"""

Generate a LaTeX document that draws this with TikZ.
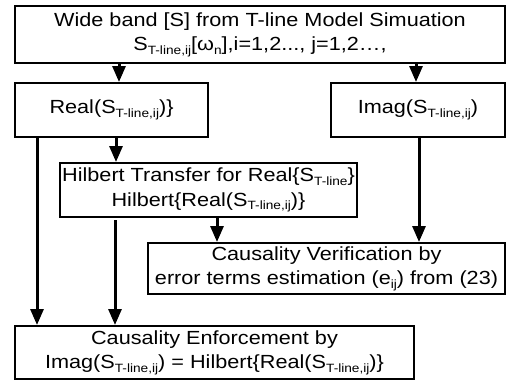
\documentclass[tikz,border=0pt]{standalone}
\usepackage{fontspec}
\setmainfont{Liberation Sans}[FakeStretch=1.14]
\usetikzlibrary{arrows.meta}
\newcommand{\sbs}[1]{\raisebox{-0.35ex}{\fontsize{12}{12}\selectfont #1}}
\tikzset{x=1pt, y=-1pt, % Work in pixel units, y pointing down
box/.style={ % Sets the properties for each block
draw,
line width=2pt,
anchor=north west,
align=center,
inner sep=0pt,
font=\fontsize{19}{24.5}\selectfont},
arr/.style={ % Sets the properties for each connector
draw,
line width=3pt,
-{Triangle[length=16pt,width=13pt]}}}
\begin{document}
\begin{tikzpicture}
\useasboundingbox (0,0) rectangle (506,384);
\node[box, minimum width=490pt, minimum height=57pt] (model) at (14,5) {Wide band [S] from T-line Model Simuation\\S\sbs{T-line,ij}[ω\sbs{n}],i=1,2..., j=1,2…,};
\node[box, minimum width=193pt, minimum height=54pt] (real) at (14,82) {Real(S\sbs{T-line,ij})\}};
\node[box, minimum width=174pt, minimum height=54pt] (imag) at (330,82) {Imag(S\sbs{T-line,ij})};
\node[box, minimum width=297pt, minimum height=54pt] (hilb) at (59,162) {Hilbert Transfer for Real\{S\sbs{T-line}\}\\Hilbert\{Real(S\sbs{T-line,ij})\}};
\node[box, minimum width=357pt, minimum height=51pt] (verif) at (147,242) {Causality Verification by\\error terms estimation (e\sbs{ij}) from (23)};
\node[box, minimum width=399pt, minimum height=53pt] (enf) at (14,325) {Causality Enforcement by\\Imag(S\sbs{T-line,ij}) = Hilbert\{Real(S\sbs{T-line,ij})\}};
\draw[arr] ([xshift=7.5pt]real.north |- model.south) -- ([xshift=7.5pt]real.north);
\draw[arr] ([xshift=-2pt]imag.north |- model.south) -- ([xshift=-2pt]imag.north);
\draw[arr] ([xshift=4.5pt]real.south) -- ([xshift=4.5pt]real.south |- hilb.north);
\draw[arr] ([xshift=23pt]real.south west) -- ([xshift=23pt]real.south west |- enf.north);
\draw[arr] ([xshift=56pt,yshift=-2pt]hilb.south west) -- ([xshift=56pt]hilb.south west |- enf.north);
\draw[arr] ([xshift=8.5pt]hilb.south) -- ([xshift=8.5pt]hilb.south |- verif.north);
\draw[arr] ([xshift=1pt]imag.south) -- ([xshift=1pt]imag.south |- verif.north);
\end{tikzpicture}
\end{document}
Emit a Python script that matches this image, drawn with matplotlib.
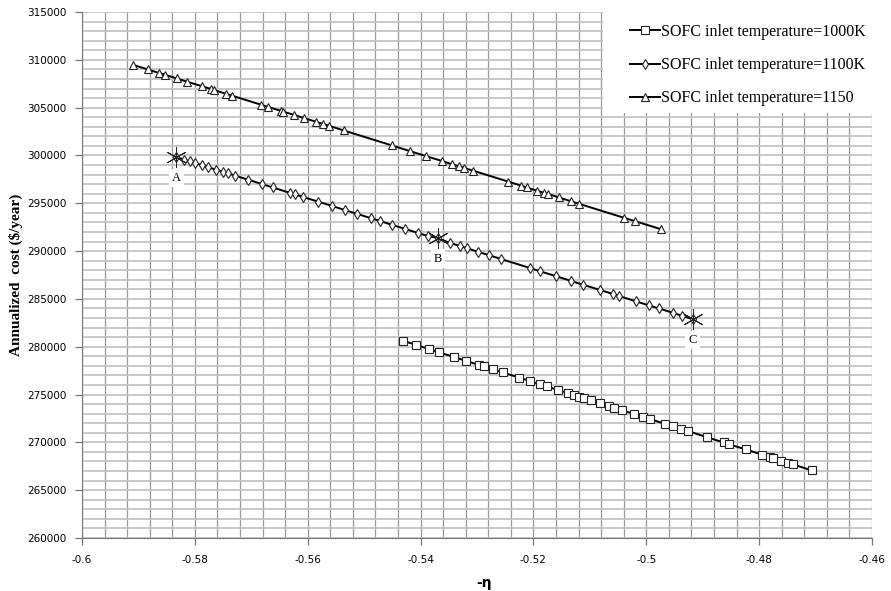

"""
"""

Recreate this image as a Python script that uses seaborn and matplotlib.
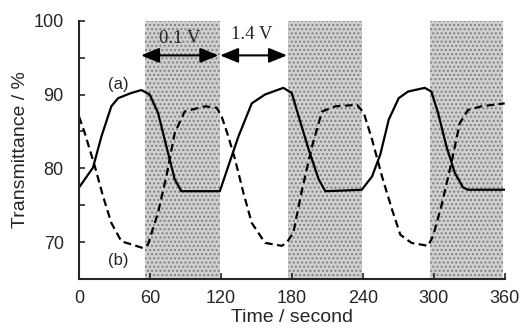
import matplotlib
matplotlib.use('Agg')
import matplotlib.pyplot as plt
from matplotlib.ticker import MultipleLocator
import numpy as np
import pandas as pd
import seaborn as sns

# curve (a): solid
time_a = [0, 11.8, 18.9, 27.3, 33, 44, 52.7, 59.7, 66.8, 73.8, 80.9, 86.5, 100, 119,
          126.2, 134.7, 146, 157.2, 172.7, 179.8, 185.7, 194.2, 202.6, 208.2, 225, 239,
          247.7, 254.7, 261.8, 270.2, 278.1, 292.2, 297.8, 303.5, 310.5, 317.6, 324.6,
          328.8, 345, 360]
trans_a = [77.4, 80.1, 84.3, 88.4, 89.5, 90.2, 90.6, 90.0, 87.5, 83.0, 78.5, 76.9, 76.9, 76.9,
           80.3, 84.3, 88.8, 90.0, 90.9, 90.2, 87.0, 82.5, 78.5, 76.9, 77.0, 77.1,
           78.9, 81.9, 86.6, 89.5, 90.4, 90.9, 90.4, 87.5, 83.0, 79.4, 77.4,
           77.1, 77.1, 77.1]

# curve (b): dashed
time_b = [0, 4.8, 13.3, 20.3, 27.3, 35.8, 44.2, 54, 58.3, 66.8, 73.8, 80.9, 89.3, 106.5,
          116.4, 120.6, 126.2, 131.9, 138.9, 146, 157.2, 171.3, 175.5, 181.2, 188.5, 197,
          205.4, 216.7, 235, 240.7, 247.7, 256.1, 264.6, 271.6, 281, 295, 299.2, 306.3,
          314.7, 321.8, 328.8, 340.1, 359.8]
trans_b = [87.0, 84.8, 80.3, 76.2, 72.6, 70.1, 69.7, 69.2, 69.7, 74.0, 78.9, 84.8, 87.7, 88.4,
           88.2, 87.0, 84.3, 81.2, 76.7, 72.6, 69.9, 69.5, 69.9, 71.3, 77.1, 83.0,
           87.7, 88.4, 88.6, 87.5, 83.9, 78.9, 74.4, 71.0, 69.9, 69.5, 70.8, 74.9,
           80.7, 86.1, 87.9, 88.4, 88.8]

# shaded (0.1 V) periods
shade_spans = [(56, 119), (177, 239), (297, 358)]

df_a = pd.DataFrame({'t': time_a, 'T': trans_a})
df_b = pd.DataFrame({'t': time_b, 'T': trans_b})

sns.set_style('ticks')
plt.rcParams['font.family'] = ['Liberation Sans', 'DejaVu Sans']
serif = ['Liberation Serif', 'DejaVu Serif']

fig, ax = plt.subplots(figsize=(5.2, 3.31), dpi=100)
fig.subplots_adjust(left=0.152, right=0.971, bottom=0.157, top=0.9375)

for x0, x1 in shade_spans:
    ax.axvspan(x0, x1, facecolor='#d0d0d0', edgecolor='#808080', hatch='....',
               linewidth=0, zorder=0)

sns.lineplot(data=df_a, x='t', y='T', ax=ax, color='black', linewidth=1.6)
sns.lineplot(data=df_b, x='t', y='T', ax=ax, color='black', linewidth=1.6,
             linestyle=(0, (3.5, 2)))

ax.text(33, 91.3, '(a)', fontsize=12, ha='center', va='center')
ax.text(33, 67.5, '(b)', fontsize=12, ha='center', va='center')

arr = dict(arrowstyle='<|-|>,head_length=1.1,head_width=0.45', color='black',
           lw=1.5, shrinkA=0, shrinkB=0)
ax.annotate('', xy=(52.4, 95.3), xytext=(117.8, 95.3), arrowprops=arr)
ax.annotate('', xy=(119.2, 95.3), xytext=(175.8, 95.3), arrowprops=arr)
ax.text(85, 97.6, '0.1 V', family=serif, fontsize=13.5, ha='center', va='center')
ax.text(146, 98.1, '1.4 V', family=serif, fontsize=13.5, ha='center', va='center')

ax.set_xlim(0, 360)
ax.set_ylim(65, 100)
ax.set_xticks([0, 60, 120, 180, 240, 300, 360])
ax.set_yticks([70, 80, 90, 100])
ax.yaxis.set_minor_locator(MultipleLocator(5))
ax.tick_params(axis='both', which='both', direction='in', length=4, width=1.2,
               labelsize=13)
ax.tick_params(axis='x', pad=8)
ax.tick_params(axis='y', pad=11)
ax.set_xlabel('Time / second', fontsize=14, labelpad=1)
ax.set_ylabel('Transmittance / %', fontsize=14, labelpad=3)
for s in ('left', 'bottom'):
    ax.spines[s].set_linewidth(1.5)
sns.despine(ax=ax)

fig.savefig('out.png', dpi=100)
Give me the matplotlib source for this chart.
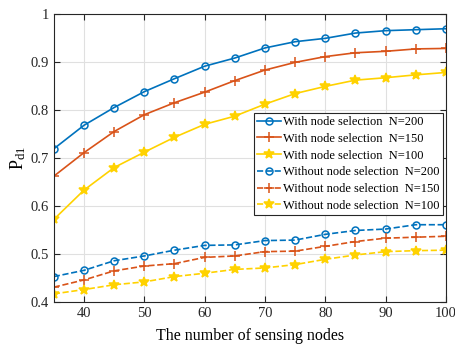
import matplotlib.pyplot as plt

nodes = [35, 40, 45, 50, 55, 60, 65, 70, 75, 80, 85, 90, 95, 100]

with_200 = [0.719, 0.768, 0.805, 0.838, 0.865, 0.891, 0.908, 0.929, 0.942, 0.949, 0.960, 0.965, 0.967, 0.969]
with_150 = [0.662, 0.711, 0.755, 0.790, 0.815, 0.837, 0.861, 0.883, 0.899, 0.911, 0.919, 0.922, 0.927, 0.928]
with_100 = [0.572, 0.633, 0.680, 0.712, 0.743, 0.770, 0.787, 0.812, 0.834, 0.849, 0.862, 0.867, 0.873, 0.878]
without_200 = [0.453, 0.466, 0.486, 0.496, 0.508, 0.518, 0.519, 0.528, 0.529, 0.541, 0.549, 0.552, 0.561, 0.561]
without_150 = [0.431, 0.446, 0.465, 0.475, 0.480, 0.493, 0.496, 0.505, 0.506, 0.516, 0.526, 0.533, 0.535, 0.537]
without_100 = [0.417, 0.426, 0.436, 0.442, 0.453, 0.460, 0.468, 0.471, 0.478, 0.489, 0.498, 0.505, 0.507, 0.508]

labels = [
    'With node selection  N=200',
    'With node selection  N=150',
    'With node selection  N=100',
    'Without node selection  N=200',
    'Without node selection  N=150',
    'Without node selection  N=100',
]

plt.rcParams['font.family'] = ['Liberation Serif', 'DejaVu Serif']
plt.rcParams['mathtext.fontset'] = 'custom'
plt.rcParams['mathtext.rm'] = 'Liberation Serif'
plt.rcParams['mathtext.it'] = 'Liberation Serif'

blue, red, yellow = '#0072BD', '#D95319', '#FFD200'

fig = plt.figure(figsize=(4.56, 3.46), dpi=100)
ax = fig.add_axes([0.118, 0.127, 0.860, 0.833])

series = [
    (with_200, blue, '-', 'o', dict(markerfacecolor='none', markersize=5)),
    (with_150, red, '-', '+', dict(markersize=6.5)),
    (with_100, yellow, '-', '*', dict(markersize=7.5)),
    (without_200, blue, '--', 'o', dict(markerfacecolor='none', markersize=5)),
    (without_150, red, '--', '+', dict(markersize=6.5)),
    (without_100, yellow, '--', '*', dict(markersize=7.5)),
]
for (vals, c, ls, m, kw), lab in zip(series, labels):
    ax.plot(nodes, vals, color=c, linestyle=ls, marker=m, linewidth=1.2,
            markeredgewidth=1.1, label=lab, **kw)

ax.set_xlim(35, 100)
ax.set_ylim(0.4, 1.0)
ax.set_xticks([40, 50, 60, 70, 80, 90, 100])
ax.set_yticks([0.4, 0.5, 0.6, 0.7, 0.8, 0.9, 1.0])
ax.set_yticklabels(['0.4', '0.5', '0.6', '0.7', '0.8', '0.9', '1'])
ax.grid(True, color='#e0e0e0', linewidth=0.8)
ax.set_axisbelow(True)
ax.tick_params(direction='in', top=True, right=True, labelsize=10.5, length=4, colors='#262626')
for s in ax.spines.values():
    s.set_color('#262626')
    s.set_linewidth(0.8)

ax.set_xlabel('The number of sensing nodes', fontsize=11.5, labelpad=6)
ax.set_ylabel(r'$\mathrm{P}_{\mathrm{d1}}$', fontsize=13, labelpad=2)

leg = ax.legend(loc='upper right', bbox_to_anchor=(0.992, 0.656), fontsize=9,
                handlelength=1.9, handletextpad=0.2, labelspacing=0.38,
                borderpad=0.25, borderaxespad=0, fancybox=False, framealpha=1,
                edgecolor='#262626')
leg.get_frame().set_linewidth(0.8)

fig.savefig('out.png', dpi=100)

"""
"""

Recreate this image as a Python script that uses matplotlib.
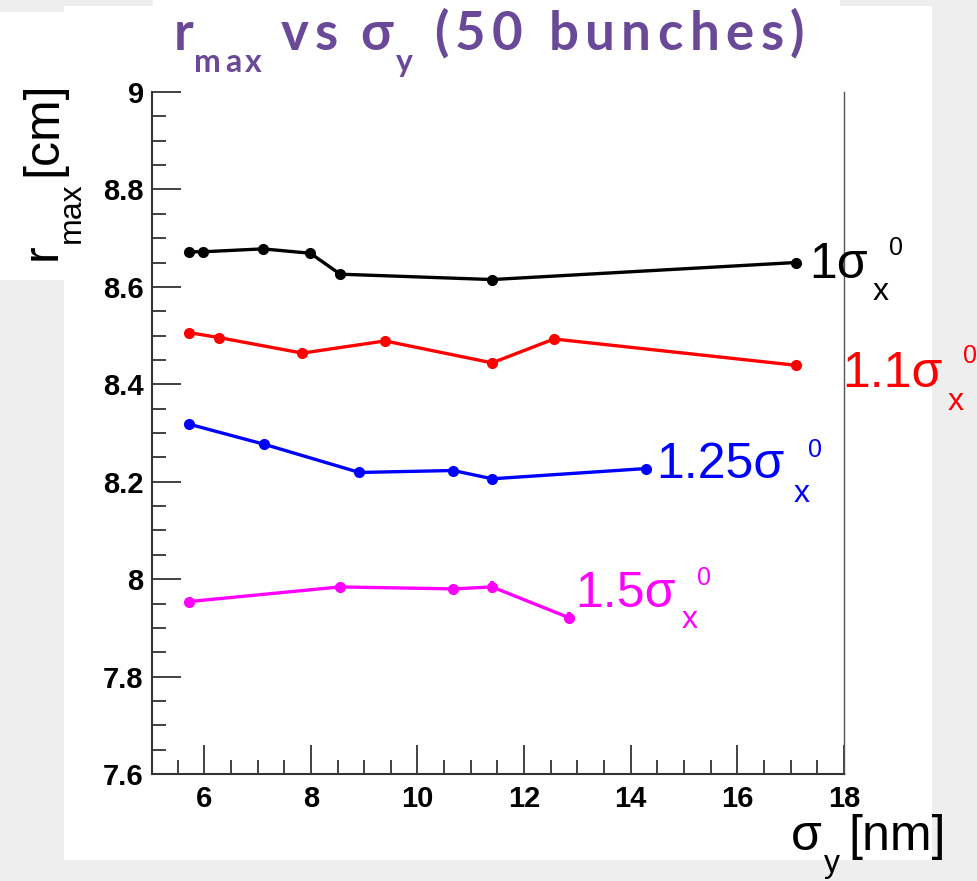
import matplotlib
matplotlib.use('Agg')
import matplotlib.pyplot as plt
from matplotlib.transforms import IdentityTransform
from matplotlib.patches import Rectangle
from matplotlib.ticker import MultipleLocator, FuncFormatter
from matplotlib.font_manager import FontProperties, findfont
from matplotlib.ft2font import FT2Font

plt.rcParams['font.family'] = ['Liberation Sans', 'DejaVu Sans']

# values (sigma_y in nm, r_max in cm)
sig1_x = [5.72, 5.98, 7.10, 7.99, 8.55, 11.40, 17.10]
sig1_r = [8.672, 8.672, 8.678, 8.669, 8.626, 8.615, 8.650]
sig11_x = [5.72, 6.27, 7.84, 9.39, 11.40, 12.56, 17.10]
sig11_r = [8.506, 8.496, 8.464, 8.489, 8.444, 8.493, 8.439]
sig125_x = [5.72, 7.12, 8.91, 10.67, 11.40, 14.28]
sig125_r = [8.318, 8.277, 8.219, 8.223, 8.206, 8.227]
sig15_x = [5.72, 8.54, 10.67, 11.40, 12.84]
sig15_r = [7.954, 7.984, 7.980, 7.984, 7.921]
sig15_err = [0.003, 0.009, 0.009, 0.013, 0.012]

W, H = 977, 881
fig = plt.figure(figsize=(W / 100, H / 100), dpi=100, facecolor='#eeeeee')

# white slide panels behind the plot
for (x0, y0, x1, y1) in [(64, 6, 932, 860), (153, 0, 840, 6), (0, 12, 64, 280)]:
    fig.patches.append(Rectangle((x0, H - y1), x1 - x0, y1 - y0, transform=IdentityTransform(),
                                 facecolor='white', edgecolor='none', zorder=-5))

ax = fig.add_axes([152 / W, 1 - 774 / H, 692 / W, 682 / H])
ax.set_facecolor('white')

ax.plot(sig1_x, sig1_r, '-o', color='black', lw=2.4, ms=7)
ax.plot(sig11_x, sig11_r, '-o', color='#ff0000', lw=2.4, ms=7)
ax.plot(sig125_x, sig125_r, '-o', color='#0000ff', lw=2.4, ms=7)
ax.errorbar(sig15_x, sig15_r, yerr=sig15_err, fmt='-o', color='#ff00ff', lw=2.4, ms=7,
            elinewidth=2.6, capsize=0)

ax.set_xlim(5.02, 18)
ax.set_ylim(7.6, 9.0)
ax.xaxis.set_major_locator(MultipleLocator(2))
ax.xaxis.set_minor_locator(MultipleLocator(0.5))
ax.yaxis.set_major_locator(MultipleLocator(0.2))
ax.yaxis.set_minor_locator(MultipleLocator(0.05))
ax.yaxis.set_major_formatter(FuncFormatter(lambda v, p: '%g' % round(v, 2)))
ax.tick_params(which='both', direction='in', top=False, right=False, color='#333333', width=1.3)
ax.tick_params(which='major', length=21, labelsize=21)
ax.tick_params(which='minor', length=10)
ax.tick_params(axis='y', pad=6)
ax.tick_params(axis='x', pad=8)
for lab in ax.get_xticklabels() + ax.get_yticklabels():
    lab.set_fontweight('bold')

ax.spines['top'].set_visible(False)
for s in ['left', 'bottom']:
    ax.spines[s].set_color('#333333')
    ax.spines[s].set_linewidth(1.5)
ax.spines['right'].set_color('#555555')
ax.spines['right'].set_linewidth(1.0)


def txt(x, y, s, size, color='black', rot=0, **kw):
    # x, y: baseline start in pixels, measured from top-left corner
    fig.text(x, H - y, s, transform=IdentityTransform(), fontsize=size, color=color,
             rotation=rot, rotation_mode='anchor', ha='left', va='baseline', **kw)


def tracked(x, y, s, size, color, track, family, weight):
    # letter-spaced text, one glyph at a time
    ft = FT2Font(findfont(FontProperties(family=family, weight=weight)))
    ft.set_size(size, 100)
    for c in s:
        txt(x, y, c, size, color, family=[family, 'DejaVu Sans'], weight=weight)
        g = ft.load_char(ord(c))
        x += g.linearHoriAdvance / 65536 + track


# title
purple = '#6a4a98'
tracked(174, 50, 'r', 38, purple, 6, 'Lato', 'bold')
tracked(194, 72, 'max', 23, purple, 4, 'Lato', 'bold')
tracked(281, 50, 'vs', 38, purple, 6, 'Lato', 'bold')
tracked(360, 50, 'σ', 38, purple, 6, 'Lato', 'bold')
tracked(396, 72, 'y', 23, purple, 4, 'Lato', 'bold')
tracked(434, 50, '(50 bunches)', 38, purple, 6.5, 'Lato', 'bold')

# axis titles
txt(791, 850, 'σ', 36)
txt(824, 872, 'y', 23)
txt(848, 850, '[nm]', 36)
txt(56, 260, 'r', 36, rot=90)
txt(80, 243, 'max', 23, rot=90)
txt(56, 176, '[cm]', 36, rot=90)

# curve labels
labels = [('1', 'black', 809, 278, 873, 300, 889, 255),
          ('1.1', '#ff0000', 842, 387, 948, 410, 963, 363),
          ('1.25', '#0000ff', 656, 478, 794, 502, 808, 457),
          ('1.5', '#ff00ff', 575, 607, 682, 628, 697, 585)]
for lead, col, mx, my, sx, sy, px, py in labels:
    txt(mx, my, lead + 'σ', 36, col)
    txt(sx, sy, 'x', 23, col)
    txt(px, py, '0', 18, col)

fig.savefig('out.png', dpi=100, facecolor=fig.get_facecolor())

"""

Aim> Copy down every line of the material above that includes the string "uses".

Answer to this problem>
Recreate this image as a Python script that uses seaborn and matplotlib.
Recreate this image as a Python script that uses matplotlib.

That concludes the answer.